- **Exercise**: Take the lines beginning with the one that contains "Output the LaTeX" and ending with the one that contains "(16,16) rectangle (878,694);", and set them down exactly. Omit all pictures.

** begin Dataset records **

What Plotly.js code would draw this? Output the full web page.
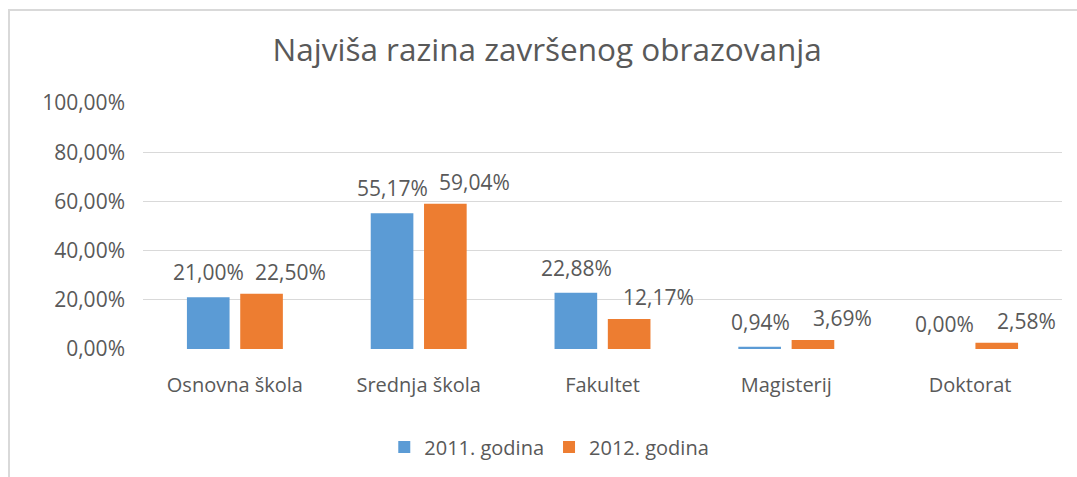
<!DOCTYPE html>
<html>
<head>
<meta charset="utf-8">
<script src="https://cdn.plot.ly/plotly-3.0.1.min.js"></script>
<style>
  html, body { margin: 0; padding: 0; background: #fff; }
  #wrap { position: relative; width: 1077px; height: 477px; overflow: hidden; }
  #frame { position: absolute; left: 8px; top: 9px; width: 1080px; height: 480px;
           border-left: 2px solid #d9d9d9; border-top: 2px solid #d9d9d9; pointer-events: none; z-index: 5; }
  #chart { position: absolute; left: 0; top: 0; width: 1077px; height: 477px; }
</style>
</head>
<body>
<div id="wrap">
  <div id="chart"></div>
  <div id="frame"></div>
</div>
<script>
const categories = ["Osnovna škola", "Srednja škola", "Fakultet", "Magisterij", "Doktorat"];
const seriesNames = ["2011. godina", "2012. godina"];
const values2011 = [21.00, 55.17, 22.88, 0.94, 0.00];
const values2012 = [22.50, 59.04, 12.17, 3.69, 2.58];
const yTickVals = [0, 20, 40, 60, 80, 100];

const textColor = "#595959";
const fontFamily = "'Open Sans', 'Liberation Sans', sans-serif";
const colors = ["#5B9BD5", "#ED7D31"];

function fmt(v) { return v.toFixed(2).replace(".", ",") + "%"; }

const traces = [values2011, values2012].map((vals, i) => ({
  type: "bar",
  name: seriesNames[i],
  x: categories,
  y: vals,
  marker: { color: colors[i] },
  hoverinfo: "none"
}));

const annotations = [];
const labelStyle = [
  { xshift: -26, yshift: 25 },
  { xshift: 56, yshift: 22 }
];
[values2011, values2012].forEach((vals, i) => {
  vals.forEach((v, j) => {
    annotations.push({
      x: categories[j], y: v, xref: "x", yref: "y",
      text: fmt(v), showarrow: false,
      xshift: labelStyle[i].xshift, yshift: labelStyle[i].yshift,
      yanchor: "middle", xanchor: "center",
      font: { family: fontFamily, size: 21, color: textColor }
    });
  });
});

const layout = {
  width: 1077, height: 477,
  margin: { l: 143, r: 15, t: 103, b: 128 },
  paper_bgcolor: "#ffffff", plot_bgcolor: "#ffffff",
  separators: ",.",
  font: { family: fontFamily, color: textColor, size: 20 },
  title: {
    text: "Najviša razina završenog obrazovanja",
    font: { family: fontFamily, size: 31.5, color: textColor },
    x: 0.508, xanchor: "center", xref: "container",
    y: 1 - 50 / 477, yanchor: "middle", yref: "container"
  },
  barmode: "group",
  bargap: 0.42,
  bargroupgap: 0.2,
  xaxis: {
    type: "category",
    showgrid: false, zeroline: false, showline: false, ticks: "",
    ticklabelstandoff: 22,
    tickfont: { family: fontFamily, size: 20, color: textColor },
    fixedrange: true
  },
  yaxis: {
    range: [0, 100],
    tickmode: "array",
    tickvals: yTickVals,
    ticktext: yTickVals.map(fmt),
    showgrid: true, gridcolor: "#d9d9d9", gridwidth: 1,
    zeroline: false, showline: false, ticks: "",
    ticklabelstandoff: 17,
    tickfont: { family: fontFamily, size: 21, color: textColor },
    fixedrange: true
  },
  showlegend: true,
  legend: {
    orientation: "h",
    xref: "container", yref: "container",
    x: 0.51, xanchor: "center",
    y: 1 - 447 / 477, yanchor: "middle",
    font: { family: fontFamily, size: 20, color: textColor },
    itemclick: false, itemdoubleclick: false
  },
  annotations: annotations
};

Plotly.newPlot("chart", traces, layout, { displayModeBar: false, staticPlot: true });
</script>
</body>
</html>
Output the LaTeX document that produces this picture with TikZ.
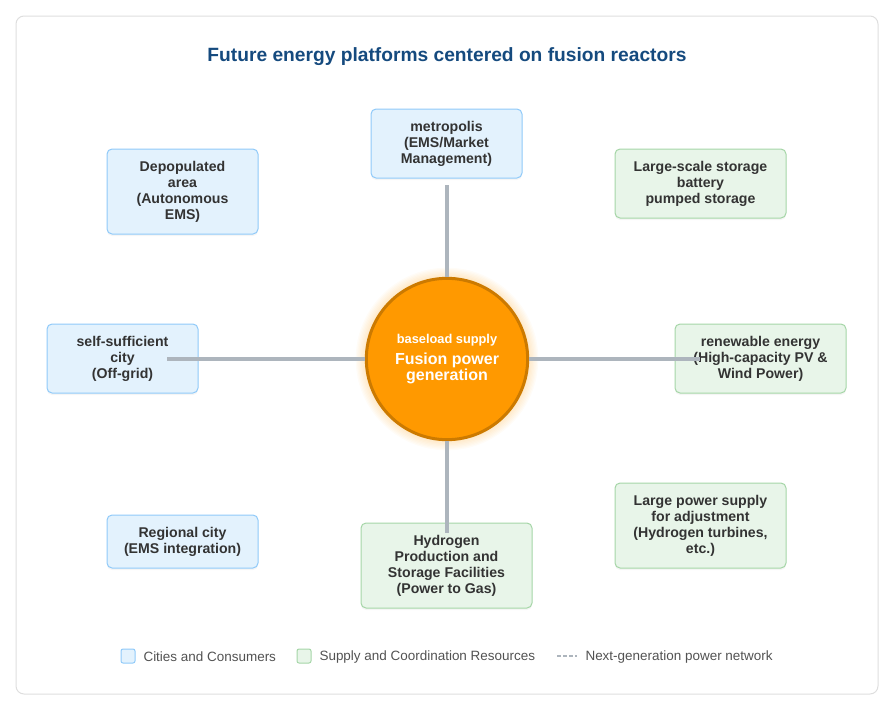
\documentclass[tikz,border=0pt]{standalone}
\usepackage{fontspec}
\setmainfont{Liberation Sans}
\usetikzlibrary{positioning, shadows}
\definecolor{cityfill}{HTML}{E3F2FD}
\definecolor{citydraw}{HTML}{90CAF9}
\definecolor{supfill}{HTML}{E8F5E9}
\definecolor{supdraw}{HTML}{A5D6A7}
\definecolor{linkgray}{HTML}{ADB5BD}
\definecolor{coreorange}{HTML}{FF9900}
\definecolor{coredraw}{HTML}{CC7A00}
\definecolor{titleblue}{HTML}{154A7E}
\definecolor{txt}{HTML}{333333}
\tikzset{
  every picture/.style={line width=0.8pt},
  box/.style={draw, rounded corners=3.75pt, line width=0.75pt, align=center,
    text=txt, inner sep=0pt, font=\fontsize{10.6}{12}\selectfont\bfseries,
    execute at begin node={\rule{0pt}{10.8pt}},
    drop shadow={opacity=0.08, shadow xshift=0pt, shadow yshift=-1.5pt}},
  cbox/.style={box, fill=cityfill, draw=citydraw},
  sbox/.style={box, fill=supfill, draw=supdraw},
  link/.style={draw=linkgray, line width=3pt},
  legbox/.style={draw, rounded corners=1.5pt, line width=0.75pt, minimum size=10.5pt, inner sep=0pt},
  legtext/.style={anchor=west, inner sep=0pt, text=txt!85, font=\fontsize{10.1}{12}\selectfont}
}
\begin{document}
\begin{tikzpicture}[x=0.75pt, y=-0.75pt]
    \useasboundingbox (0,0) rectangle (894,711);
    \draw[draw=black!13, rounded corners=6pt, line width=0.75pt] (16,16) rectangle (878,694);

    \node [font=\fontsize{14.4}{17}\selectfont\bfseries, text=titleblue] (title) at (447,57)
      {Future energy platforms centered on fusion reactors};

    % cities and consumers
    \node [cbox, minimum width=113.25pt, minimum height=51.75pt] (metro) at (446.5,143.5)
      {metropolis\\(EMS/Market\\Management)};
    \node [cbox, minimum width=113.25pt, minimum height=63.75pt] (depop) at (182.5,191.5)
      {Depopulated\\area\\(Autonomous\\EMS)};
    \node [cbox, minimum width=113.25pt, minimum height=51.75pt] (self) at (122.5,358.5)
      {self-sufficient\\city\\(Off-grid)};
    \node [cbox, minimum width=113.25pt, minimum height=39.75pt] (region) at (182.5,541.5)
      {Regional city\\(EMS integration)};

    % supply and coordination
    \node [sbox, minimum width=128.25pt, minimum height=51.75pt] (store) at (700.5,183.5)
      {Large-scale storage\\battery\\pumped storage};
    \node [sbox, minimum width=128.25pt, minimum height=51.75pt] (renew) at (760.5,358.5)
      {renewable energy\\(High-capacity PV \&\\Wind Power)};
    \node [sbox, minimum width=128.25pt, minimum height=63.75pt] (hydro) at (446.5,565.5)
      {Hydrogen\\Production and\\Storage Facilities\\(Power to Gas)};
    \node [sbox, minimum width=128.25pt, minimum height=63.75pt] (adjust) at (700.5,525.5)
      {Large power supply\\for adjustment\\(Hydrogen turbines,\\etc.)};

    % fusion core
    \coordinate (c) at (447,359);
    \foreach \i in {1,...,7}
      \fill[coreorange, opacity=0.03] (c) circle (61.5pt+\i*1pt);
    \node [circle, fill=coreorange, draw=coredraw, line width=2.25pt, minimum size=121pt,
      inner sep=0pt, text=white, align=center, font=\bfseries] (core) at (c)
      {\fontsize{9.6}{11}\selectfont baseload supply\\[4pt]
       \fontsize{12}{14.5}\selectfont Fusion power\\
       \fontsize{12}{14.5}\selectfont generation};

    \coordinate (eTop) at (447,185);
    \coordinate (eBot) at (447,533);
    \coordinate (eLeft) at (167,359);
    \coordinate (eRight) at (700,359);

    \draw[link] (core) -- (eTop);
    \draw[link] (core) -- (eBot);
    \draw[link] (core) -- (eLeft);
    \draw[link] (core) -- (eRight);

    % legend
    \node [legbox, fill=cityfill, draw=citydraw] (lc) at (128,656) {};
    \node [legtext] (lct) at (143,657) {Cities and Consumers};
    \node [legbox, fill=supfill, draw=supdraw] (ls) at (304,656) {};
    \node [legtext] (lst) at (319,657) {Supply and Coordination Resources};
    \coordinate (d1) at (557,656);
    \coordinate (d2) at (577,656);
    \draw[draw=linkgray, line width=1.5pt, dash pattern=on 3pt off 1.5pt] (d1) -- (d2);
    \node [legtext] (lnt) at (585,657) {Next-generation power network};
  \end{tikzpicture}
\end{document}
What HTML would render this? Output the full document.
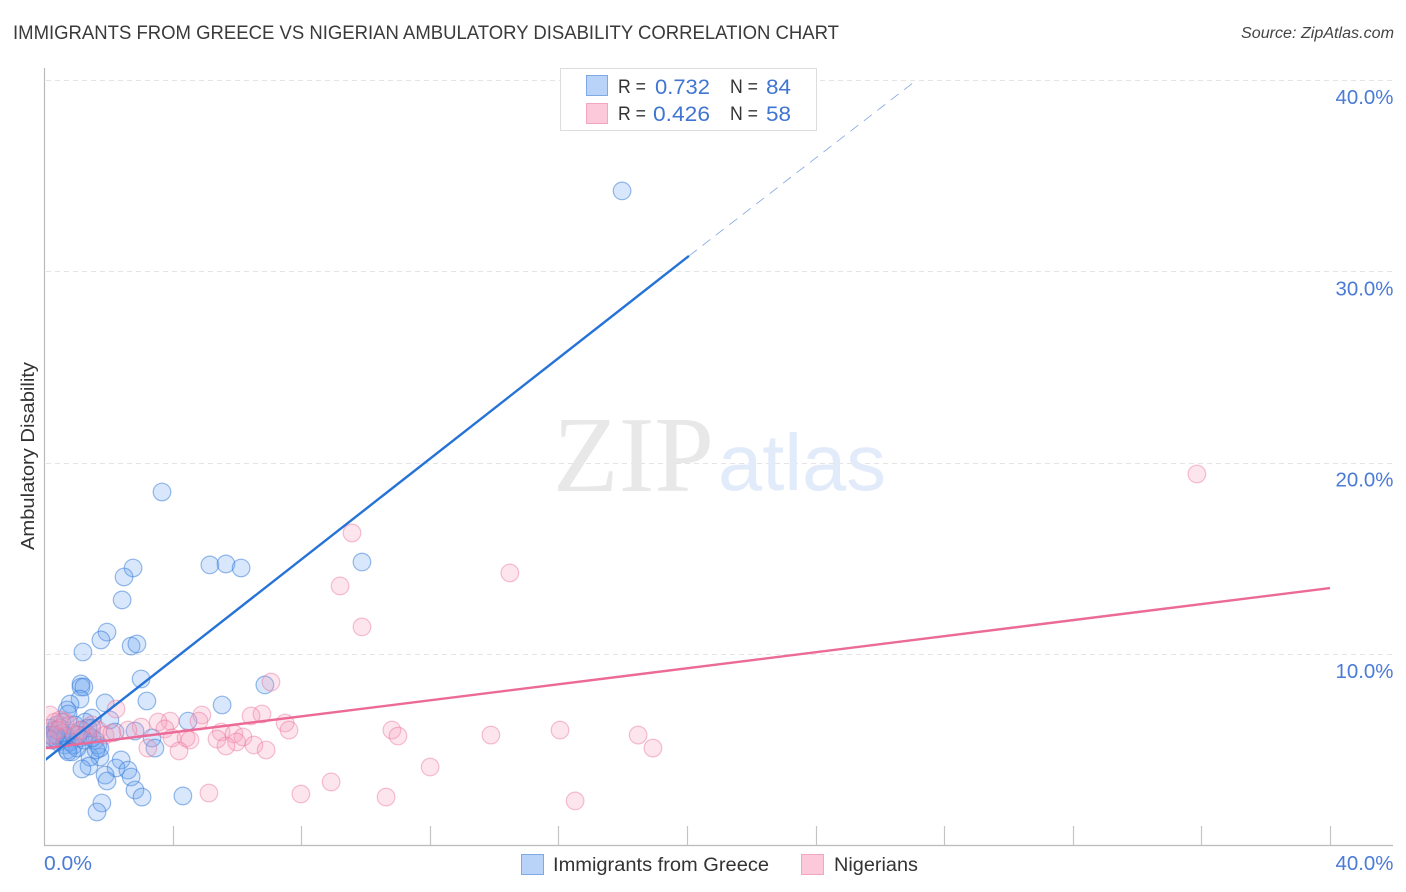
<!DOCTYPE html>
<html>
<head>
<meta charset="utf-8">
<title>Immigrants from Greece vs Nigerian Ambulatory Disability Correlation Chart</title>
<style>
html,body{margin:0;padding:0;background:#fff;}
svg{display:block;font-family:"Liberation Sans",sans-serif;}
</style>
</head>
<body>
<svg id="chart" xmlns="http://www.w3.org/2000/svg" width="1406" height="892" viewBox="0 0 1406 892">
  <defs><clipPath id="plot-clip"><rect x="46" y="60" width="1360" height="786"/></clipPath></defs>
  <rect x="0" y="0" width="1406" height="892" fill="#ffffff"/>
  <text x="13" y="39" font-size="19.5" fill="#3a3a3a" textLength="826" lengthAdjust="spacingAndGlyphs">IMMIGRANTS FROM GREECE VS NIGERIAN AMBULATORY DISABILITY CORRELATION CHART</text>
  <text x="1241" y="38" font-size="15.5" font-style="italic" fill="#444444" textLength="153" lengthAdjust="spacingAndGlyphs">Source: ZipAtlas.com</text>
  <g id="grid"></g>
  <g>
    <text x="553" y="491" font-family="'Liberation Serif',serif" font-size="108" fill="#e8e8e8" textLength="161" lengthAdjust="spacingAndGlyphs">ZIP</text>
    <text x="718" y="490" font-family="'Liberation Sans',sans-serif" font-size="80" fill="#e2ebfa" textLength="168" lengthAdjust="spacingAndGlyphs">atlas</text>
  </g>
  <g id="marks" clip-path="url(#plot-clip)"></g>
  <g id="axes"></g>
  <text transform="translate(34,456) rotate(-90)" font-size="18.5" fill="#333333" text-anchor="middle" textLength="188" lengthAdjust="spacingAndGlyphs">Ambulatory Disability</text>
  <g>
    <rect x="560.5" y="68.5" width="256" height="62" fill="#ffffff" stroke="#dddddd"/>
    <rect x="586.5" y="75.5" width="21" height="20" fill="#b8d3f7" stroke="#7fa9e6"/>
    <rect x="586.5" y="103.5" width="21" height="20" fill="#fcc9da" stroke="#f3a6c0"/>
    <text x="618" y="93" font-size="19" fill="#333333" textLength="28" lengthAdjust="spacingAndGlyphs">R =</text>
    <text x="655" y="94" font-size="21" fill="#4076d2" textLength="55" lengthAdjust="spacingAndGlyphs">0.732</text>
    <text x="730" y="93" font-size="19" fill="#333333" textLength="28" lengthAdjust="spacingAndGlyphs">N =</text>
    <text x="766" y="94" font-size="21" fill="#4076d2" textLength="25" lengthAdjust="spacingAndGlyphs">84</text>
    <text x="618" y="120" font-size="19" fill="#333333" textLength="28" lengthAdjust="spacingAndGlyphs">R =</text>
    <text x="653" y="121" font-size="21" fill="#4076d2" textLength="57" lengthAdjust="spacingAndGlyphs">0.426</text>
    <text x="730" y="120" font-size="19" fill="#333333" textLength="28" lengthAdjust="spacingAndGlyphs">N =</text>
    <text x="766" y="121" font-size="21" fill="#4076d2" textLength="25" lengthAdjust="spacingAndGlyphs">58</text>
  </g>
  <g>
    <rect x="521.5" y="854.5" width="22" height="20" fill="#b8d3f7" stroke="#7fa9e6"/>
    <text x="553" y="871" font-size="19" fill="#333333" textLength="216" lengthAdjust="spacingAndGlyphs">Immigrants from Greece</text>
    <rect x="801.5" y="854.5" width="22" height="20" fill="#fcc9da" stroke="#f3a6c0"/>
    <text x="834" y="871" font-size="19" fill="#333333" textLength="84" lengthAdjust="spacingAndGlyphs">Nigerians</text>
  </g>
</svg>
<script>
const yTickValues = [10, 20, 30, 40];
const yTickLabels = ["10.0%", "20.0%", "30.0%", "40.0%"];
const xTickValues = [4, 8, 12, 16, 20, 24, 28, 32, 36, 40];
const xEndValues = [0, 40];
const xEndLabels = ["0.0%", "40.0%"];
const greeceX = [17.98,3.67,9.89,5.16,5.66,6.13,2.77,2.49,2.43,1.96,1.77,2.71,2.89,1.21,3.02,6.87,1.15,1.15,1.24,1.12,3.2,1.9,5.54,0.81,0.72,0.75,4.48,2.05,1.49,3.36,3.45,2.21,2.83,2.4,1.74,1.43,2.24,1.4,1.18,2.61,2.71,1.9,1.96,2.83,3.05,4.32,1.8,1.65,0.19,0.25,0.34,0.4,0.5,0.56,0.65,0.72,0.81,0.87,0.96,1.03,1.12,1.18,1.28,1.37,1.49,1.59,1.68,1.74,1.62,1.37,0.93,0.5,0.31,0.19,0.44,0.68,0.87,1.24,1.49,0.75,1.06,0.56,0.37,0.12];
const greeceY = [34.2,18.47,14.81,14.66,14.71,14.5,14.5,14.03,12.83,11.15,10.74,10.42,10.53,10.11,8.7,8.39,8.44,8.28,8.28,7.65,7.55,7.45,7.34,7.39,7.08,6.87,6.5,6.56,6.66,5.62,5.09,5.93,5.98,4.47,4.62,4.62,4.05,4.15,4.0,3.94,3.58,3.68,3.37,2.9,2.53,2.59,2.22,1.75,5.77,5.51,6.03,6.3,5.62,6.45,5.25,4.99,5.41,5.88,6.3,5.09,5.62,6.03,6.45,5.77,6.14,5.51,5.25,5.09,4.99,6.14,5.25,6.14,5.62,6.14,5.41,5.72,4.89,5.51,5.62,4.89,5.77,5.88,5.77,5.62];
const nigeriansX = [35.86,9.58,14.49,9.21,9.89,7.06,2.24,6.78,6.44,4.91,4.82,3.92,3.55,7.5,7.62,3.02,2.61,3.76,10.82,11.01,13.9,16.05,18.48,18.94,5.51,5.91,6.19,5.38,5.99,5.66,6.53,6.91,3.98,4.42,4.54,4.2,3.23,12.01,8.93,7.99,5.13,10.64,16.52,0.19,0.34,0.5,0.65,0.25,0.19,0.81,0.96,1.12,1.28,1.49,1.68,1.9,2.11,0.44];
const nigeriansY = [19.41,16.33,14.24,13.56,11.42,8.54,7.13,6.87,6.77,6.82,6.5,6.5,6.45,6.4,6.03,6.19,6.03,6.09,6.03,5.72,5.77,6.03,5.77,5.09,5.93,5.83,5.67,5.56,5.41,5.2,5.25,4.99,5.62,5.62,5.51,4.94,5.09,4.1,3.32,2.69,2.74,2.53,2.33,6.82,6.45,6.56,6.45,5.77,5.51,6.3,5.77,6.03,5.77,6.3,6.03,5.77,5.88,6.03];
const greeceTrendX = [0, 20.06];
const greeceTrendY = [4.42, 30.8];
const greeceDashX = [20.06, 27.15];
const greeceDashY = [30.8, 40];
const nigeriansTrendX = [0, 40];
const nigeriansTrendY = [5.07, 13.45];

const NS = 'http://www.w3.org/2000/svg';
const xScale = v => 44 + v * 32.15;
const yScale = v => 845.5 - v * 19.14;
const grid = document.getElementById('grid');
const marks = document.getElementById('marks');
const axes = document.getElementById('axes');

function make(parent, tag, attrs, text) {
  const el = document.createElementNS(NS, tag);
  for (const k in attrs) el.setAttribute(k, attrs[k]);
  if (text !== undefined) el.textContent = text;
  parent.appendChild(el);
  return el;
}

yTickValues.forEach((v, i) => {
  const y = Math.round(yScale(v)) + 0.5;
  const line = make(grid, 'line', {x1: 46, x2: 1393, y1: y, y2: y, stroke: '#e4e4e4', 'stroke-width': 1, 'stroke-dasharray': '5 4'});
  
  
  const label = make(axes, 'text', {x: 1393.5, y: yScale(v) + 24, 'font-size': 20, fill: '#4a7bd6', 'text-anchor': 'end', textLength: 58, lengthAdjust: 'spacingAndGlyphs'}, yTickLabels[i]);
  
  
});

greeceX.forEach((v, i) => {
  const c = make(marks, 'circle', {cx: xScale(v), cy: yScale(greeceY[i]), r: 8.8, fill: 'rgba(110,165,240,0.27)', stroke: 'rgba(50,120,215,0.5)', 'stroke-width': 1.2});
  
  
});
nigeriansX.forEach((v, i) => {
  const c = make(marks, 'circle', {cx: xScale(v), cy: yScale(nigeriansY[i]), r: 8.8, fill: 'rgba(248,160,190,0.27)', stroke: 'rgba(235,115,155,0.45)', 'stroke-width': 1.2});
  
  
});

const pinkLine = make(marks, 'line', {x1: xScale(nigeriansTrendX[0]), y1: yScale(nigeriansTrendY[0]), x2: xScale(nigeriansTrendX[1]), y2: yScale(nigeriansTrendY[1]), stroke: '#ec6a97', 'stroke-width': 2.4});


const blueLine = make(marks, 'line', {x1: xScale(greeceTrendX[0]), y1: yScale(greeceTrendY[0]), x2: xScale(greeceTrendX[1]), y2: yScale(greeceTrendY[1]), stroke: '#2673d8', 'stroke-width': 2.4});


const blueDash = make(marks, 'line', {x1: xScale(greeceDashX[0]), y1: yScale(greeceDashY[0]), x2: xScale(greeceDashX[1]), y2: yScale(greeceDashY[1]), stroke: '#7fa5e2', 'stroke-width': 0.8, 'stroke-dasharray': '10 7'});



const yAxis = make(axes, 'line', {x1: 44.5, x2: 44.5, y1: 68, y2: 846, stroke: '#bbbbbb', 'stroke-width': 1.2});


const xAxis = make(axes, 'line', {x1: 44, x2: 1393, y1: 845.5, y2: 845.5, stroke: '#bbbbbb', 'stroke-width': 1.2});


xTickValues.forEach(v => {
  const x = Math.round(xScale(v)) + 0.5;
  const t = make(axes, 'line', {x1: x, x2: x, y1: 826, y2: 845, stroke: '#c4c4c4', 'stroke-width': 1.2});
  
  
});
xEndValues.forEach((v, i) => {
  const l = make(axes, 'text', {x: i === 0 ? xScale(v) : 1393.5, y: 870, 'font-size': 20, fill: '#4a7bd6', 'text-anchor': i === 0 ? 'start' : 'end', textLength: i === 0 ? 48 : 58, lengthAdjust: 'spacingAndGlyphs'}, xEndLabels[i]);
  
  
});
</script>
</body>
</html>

** end Dataset records **

- **Full answer**:
Output the LaTeX document that produces this picture with TikZ.
\documentclass[tikz,border=0pt]{standalone}
\usepackage{fontspec}
\setmainfont{Liberation Sans}
\usetikzlibrary{positioning, shadows}
\definecolor{cityfill}{HTML}{E3F2FD}
\definecolor{citydraw}{HTML}{90CAF9}
\definecolor{supfill}{HTML}{E8F5E9}
\definecolor{supdraw}{HTML}{A5D6A7}
\definecolor{linkgray}{HTML}{ADB5BD}
\definecolor{coreorange}{HTML}{FF9900}
\definecolor{coredraw}{HTML}{CC7A00}
\definecolor{titleblue}{HTML}{154A7E}
\definecolor{txt}{HTML}{333333}
\tikzset{
  every picture/.style={line width=0.8pt},
  box/.style={draw, rounded corners=3.75pt, line width=0.75pt, align=center,
    text=txt, inner sep=0pt, font=\fontsize{10.6}{12}\selectfont\bfseries,
    execute at begin node={\rule{0pt}{10.8pt}},
    drop shadow={opacity=0.08, shadow xshift=0pt, shadow yshift=-1.5pt}},
  cbox/.style={box, fill=cityfill, draw=citydraw},
  sbox/.style={box, fill=supfill, draw=supdraw},
  link/.style={draw=linkgray, line width=3pt},
  legbox/.style={draw, rounded corners=1.5pt, line width=0.75pt, minimum size=10.5pt, inner sep=0pt},
  legtext/.style={anchor=west, inner sep=0pt, text=txt!85, font=\fontsize{10.1}{12}\selectfont}
}
\begin{document}
\begin{tikzpicture}[x=0.75pt, y=-0.75pt]
    \useasboundingbox (0,0) rectangle (894,711);
    \draw[draw=black!13, rounded corners=6pt, line width=0.75pt] (16,16) rectangle (878,694);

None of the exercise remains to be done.